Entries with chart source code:
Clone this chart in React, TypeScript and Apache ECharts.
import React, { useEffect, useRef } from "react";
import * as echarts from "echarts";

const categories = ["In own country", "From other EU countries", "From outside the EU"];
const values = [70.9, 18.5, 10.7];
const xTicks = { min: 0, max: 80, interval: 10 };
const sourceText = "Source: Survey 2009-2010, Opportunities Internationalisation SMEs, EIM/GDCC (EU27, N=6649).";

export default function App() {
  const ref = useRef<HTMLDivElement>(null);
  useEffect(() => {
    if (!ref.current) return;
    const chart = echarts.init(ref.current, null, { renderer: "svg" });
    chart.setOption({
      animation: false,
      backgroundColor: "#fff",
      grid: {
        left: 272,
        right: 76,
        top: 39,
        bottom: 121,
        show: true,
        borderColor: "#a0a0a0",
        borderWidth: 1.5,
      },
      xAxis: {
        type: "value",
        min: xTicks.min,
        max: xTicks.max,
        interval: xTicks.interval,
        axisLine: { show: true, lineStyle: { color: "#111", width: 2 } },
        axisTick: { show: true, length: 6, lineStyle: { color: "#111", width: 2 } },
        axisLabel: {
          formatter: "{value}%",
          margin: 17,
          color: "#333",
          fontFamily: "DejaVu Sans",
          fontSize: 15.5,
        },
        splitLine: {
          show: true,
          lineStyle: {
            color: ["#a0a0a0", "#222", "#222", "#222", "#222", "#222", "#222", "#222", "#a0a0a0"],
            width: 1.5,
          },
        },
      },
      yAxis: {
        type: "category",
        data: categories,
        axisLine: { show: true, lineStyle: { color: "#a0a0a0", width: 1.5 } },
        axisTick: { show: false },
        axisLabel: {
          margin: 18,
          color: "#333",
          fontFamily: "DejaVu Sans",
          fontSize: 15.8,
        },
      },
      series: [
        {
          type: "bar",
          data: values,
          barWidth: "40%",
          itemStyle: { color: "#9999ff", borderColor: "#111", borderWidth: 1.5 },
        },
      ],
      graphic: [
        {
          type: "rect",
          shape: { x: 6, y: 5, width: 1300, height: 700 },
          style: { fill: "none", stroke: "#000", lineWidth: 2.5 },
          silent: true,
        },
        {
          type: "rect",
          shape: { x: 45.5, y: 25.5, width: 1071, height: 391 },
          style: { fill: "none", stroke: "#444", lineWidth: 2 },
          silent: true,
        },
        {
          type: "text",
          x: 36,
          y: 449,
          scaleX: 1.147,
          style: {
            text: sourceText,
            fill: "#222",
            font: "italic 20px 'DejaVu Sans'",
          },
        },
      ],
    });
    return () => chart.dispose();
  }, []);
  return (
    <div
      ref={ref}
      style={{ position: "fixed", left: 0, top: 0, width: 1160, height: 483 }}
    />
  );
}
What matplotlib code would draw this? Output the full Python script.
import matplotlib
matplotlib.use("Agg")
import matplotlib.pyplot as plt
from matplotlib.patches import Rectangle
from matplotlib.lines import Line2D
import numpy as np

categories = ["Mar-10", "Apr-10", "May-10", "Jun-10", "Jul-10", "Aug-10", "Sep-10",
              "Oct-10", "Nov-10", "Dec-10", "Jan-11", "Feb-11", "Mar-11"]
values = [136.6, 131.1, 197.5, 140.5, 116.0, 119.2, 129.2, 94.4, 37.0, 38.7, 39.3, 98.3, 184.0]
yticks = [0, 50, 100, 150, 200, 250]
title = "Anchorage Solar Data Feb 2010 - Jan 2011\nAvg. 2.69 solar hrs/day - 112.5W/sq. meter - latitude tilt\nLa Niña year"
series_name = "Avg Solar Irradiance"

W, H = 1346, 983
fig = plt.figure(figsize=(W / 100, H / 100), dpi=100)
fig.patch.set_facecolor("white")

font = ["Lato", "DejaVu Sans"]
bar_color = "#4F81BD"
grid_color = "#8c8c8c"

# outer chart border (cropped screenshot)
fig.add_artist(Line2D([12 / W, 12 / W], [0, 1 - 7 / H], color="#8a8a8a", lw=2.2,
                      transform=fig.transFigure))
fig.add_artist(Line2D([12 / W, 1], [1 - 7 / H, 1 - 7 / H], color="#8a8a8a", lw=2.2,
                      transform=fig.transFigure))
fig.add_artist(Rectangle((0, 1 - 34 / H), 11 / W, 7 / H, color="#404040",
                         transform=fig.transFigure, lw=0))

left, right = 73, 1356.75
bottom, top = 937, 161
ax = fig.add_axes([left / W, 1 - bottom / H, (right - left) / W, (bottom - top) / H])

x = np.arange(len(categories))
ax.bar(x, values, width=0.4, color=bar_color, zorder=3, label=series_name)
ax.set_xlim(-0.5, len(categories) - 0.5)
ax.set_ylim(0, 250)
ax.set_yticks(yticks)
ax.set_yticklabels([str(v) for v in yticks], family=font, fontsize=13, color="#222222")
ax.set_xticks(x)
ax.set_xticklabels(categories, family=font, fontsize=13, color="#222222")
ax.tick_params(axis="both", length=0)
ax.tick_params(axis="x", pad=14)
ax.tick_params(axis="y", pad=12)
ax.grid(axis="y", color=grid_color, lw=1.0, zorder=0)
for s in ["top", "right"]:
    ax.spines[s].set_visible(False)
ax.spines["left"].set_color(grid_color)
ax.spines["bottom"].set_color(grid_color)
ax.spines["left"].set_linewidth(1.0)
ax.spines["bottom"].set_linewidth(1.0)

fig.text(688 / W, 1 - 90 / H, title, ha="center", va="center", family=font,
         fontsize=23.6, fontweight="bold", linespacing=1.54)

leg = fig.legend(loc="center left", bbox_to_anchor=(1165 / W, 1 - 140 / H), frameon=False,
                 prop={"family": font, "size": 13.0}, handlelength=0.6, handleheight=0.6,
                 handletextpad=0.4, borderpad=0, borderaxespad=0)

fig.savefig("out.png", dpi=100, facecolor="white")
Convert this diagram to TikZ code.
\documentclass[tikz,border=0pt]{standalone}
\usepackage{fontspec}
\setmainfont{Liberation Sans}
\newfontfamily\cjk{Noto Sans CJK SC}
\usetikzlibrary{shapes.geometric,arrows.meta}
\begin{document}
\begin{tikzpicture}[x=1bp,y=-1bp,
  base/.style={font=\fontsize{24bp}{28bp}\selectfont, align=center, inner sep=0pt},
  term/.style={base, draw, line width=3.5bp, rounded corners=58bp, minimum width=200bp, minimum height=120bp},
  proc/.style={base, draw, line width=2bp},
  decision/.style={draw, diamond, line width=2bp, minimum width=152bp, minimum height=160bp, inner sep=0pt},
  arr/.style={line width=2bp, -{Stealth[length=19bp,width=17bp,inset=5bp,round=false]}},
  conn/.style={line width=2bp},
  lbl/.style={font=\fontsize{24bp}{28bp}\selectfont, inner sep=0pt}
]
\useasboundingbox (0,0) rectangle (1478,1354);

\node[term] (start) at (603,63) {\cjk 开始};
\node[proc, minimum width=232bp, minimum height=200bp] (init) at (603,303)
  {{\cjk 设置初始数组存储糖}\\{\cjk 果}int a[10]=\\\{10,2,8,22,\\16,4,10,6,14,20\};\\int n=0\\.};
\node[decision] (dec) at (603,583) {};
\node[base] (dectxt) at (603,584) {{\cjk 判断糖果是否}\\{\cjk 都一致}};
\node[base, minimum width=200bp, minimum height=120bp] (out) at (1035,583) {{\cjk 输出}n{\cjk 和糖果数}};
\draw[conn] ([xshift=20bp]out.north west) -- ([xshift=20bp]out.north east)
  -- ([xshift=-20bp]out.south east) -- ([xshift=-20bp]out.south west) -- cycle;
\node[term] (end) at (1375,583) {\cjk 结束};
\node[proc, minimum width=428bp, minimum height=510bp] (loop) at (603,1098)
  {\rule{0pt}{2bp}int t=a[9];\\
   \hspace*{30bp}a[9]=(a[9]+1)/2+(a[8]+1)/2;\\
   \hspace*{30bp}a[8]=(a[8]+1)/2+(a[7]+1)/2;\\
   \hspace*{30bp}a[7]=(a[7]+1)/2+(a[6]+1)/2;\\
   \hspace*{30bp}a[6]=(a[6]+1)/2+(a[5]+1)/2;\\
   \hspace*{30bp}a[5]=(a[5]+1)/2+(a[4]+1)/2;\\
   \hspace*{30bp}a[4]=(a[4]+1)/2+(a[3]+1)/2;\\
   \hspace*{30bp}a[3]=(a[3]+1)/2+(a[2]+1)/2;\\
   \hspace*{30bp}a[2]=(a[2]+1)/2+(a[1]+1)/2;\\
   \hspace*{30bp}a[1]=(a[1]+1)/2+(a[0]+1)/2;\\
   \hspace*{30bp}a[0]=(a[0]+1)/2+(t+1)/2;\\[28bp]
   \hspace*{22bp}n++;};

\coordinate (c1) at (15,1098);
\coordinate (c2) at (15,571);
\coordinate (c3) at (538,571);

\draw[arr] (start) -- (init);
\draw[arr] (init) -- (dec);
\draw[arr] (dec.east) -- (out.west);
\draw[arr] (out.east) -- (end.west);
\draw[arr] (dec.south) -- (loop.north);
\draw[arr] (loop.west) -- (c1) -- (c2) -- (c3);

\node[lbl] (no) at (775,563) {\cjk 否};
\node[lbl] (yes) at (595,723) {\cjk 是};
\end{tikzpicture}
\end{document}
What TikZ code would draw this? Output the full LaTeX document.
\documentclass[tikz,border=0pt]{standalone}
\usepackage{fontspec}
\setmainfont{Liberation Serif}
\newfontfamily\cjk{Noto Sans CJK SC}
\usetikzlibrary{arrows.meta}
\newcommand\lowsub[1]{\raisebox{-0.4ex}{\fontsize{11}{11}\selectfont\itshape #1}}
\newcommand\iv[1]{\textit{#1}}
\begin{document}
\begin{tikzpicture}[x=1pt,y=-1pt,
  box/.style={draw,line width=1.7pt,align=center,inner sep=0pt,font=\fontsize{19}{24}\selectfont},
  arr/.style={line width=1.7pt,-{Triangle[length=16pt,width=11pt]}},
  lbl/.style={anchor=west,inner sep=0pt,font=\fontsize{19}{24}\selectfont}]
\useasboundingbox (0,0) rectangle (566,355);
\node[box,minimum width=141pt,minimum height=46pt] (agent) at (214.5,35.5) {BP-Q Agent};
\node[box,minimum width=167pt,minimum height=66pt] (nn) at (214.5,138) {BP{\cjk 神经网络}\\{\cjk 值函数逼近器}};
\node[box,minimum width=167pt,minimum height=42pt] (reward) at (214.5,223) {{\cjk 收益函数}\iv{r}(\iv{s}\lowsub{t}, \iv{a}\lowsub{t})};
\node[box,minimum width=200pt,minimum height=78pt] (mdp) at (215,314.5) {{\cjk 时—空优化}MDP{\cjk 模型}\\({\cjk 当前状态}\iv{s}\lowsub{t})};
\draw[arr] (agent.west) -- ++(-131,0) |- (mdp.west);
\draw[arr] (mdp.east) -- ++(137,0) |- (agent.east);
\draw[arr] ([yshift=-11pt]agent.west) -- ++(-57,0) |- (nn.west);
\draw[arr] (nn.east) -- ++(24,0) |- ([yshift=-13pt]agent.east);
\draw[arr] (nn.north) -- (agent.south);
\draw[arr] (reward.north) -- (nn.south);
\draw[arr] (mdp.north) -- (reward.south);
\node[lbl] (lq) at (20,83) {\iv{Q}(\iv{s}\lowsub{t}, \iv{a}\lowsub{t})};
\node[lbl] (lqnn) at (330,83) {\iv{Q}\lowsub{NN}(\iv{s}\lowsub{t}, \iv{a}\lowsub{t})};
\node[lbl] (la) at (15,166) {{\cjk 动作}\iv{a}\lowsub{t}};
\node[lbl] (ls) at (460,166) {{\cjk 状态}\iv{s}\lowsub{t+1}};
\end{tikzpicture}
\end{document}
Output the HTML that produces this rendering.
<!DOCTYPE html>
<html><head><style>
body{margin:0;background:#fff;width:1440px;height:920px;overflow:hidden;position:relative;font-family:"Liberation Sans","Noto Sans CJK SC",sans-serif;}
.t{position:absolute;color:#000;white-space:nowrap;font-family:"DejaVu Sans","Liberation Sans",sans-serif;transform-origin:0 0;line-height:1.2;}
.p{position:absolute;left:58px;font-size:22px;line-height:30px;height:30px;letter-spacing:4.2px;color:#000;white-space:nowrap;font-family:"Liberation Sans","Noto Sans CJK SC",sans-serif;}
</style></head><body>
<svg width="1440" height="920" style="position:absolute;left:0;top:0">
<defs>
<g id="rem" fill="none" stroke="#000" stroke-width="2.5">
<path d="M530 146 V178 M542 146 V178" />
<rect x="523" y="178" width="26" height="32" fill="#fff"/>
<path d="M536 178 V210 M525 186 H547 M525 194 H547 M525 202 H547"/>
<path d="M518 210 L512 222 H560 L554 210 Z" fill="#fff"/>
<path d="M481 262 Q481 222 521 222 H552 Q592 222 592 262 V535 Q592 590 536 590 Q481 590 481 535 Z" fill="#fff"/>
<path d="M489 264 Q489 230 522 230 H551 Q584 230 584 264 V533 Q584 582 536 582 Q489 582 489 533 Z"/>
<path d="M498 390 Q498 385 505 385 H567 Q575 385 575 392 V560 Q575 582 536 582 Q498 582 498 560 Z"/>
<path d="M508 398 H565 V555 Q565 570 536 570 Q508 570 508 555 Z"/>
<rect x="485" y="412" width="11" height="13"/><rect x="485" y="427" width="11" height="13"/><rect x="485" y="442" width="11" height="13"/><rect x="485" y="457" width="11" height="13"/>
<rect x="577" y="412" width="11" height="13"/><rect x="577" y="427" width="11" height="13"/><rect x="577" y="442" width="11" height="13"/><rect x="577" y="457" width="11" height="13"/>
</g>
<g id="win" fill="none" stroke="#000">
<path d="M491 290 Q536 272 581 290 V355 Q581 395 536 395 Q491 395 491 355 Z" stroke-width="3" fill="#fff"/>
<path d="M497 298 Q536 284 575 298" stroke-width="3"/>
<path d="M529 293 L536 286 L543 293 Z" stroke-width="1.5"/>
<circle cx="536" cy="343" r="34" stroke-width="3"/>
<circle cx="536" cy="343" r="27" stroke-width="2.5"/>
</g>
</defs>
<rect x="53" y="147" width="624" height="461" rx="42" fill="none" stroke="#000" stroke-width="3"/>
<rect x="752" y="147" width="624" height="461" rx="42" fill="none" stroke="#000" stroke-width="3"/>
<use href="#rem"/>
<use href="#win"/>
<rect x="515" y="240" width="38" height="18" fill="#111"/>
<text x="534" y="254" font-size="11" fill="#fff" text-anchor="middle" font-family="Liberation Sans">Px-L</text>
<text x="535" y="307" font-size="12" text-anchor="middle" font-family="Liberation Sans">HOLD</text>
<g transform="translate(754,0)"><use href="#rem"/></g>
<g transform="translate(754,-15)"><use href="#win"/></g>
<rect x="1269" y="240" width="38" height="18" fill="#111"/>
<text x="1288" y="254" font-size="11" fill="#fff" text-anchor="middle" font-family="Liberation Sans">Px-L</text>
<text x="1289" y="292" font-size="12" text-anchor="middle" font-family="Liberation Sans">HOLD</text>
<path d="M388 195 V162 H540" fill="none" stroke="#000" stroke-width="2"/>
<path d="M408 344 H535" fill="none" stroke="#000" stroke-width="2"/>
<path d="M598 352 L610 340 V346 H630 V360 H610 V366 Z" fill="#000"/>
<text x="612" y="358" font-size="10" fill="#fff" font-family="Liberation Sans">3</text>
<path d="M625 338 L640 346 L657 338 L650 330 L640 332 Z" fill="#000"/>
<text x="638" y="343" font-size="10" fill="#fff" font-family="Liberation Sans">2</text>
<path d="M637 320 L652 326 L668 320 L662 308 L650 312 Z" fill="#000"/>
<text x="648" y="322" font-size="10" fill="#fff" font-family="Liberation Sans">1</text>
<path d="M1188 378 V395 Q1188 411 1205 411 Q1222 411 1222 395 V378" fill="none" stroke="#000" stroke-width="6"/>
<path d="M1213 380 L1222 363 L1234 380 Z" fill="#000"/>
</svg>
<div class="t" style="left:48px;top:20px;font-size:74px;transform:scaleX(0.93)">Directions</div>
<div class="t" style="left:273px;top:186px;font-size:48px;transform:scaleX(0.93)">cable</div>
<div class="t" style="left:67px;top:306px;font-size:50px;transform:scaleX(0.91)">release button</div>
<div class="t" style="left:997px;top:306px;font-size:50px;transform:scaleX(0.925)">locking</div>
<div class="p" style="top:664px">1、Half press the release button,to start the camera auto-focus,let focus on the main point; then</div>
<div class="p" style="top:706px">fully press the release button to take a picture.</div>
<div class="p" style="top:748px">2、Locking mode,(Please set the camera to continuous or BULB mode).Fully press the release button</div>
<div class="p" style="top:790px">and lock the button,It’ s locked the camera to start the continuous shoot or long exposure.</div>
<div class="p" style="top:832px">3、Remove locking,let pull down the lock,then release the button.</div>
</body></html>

#### THE REQUEST:
From the very first line of the data through the line with "Survey 2009-2010, Opportunities" in it, please reproduce each line exactly and output nothing more.

#### RESULT:
Clone this chart in React, TypeScript and Apache ECharts.
import React, { useEffect, useRef } from "react";
import * as echarts from "echarts";

const categories = ["In own country", "From other EU countries", "From outside the EU"];
const values = [70.9, 18.5, 10.7];
const xTicks = { min: 0, max: 80, interval: 10 };
const sourceText = "Source: Survey 2009-2010, Opportunities Internationalisation SMEs, EIM/GDCC (EU27, N=6649).";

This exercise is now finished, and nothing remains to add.